Die über zwei Tonnen wiegende Wolke ist mit drei Zugstäben an einem Fachwerkquerträger der ursprünglichen Dachkonstruktion aufgehängt. Einer der Fachwerkträger der Dachkonstruktion über der Bühne ist doppelt ausgeführt; im Zwischenraum dieses Doppelträgers wurde ursprünglich der schwere Vorhang aufgezogen. An diesem doppelten Träger ist der Diffraktor abgehängt. Die statische Überprüfung zeigte, dass seine Tragsicherheit dafür ausreicht.

Flankierende Massnahmen

Die allgemein geschätzte Verbesserung der Raumakustik ist aber nicht ausschliesslich dem Einbau des Diffraktors zuzuschreiben. Flankierende Massnahmen tragen einiges zum Gesamtresultat bei, darunter vor allem der Umbau der Bühne, die jetzt generell niedriger ist. Bei baulichen Massnahmen in diesem Bereich musste auch beachtet werden, dass die Bühne auf einem Stahlbeton-Kuppelgewölbe steht, das wie die übrigen Tragkonstruktionen von Robert Maillart entworfen wurde und nicht verändert werden durfte. Unter diesem Gewölbe ist nach wie vor ein stimmungsvoller kleiner Saal eingerichtet, der separat oder als Erweiterung des Hauptsaals genutzt werden kann.

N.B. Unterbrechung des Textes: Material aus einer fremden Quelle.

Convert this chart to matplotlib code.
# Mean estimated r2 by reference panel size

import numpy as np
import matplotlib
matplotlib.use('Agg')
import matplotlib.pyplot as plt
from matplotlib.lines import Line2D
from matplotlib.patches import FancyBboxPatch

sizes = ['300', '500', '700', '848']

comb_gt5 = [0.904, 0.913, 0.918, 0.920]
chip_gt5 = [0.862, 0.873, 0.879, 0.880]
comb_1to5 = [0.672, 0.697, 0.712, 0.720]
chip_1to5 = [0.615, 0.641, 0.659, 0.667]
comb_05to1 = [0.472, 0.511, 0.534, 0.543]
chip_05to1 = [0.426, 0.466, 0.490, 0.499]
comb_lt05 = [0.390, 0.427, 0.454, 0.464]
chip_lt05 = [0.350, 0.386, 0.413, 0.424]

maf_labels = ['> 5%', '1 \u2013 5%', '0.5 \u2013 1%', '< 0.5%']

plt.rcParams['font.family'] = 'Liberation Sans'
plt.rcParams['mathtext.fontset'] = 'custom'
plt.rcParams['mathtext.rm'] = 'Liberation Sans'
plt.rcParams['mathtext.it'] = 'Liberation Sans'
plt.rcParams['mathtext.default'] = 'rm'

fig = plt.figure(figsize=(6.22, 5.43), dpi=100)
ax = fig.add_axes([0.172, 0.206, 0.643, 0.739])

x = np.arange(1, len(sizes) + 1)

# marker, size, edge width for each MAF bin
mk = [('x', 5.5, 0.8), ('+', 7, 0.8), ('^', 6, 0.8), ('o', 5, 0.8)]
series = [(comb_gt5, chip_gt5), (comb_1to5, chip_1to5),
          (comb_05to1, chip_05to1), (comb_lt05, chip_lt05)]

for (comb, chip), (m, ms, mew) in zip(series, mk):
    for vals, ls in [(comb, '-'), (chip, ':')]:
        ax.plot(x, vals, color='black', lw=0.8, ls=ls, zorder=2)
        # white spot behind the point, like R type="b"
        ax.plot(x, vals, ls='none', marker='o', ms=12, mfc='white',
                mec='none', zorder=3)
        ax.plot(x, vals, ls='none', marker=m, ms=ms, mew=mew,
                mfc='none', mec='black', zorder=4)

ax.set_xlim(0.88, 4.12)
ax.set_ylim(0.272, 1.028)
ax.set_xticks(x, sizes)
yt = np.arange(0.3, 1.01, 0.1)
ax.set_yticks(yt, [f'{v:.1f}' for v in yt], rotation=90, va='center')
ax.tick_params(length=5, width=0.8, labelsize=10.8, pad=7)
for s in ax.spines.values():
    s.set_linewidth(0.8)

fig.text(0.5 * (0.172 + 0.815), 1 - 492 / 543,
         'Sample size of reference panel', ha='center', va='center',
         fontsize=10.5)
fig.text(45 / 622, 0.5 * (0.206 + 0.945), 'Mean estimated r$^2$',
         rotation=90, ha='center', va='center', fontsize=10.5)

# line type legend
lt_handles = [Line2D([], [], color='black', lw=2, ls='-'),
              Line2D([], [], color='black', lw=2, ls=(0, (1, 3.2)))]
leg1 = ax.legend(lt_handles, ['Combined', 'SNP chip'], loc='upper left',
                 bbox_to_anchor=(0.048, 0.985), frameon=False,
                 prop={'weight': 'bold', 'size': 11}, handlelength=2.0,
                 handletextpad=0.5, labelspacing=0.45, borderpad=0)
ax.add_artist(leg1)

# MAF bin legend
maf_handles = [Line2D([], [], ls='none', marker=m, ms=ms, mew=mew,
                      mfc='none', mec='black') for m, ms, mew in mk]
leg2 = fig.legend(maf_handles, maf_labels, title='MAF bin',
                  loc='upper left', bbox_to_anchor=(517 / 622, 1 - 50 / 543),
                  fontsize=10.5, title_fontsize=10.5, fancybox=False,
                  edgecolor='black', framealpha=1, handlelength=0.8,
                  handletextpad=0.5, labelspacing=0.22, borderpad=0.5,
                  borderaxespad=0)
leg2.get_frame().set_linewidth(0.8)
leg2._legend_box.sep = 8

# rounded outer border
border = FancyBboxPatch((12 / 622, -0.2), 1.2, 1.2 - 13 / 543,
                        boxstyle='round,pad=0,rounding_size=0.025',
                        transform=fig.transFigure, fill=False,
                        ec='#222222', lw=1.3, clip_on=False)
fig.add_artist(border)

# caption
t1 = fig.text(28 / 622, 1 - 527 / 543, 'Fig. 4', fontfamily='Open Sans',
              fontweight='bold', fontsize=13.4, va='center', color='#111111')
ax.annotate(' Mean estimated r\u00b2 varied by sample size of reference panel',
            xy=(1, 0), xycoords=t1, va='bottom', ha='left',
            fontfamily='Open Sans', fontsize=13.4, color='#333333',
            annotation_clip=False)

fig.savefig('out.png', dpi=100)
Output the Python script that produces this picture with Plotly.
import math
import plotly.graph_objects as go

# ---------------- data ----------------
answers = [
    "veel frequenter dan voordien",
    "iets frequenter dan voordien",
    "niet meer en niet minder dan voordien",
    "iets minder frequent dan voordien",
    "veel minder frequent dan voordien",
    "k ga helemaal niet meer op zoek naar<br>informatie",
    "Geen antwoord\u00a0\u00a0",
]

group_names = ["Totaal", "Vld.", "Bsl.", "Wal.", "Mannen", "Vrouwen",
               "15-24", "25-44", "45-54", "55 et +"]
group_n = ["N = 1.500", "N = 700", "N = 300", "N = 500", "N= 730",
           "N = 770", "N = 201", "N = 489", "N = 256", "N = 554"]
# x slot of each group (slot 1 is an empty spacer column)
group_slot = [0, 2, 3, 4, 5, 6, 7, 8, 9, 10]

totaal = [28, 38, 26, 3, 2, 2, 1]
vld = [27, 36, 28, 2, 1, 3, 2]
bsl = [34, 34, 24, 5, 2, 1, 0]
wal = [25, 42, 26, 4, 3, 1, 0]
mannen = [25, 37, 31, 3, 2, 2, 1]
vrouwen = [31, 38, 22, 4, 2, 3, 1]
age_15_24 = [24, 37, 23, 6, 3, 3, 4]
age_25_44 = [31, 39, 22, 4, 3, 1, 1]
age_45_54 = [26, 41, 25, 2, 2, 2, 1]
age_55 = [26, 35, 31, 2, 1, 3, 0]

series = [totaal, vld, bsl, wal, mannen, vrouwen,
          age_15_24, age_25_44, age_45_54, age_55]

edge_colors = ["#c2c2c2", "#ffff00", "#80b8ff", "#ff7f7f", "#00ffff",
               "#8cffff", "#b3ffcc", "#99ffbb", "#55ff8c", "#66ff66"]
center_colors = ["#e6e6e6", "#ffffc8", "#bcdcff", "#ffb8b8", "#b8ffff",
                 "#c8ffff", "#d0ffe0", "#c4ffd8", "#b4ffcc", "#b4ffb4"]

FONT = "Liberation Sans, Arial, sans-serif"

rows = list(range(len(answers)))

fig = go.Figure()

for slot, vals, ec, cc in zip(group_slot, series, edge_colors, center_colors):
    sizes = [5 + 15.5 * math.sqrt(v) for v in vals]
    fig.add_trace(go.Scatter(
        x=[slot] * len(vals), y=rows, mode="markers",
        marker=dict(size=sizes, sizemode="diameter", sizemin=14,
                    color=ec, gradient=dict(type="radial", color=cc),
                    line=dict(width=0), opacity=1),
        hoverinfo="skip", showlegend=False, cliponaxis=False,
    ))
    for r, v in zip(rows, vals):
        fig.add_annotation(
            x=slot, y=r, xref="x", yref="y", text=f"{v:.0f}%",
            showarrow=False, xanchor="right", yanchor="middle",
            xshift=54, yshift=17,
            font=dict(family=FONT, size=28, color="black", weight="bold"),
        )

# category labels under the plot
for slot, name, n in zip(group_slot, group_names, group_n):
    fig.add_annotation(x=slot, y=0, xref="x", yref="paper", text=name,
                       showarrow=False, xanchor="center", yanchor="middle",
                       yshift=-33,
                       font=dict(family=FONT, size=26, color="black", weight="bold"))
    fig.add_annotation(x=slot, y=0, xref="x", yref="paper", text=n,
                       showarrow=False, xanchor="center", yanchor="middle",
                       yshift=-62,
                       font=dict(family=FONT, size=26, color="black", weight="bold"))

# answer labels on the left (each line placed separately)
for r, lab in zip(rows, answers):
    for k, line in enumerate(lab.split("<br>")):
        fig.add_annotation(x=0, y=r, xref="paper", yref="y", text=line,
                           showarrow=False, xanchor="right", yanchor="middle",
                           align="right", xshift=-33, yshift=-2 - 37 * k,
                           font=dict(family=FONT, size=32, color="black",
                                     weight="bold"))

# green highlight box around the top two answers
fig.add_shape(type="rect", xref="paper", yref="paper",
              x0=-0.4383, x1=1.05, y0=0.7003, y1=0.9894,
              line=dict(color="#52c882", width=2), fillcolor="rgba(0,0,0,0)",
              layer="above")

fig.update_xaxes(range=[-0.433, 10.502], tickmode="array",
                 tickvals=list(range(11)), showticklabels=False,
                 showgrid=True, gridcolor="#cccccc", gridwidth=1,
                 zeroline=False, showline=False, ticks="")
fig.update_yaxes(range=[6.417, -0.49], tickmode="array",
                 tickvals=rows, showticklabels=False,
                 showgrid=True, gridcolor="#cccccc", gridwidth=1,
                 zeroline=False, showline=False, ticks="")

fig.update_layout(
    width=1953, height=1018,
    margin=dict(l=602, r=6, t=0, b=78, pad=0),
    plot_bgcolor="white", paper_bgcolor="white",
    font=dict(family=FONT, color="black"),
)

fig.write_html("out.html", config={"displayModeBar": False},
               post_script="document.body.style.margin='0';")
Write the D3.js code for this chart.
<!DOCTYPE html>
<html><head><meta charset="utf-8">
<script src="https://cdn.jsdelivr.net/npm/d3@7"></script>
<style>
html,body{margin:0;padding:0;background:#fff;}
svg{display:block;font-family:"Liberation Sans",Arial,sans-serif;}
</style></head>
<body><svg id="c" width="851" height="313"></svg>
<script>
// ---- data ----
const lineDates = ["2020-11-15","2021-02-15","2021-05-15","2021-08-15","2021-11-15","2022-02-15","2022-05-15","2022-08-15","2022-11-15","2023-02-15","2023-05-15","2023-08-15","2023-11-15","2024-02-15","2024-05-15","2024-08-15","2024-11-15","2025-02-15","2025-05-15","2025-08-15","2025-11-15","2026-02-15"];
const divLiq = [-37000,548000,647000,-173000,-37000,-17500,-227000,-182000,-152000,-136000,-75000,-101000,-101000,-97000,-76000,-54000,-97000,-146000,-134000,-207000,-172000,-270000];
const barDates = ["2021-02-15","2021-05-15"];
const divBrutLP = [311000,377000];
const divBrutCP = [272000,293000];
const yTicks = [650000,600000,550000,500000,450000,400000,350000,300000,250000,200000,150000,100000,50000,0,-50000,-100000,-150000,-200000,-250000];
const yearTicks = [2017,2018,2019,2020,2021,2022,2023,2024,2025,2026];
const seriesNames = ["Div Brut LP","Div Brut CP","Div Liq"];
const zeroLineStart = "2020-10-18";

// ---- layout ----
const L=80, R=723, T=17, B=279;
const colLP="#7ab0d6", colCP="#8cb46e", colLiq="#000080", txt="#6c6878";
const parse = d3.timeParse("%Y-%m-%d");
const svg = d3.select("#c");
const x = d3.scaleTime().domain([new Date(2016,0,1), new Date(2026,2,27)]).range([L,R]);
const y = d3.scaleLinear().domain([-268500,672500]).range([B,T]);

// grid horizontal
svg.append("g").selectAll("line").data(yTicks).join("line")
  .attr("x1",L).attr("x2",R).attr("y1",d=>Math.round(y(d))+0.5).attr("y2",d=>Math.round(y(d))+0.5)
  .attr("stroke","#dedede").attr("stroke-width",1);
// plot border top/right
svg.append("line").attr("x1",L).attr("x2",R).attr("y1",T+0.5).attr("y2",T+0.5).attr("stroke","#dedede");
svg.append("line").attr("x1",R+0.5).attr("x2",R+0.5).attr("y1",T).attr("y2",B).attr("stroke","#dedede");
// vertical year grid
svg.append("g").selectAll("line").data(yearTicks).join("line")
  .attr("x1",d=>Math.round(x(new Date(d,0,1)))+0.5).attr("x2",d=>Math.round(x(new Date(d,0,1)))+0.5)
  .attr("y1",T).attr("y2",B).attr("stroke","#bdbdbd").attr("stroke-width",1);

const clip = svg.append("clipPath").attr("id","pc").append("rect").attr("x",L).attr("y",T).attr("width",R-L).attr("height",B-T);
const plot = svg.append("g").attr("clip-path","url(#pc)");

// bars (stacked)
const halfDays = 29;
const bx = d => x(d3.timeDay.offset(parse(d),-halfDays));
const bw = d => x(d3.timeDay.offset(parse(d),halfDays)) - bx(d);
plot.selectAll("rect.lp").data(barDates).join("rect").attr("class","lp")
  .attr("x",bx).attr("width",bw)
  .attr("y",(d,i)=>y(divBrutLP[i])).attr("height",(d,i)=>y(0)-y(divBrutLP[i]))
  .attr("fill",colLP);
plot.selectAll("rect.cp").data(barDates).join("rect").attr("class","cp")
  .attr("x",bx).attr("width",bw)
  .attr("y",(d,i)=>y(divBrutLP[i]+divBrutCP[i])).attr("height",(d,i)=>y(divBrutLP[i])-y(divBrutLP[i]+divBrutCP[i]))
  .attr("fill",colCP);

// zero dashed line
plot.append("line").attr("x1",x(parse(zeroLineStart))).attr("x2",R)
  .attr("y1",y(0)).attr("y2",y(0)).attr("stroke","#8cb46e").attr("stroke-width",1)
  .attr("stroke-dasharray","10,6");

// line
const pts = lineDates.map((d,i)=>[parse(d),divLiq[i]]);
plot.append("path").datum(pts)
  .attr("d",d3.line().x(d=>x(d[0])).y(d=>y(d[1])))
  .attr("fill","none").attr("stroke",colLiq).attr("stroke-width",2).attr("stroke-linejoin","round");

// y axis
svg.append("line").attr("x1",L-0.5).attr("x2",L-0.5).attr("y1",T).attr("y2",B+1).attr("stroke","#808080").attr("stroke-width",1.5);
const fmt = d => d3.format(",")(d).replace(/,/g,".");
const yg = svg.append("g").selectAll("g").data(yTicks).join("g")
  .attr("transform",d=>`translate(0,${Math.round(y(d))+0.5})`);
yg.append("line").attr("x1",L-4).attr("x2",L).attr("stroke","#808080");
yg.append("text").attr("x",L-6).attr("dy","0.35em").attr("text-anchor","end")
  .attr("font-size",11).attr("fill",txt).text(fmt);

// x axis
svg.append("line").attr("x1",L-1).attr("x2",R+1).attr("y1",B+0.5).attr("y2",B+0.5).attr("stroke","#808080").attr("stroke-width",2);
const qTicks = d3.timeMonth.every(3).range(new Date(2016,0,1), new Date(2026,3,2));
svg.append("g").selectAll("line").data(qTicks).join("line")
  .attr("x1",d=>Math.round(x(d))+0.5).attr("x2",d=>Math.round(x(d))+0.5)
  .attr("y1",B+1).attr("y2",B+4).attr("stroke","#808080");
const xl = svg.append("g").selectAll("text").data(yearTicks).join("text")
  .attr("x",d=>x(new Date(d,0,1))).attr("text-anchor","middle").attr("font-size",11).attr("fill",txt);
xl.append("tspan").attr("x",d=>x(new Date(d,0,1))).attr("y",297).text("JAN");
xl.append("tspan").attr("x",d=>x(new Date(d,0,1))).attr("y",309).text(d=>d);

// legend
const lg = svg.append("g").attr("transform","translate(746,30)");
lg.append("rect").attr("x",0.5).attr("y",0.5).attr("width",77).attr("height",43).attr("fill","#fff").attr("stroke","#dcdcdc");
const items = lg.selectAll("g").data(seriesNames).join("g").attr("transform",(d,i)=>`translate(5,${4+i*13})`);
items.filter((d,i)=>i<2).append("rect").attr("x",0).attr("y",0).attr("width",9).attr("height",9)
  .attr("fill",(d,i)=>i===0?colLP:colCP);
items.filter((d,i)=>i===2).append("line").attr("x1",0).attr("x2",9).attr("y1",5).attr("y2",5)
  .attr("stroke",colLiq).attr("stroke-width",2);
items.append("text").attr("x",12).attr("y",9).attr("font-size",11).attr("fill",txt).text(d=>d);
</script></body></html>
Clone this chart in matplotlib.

Als weitere Massnahmen zur Optimierung der Konzertakustik sind die ursprünglich glatten Rück- und Seitenwände der Bühne mit Holzverkleidungen versehen worden, die dank ihrer unregelmässigen Geometrie als Diffusoren wirken und Flatterechos verhindern. Ebenfalls zum Zweck der Schallwellendiffusion erhielt die zuvor ungesicherte Empore hinter der Bühne eine massive, unregelmässig zusammengesetzte Holzbalustrade.

Der Diffraktor funktioniert wirklich

Der Aufwand für den Einbau des Diffraktors hat sich offenbar gelohnt: Endlich können die Musiker jetzt ungestört musizieren, hören, wie die anderen Orchestermitglieder spielen, und sie müssen ihr Gehör nicht mehr aufs Spiel setzen. Und für das Konzertpublikum im Saal klingt es einfach besser, an jedem Platz, bei jeder Musik. Oder, wie es Projektleiter Andreas Schneiter formuliert: «Eine Flöte beispielsweise klingt jetzt noch ‹flötiger›.»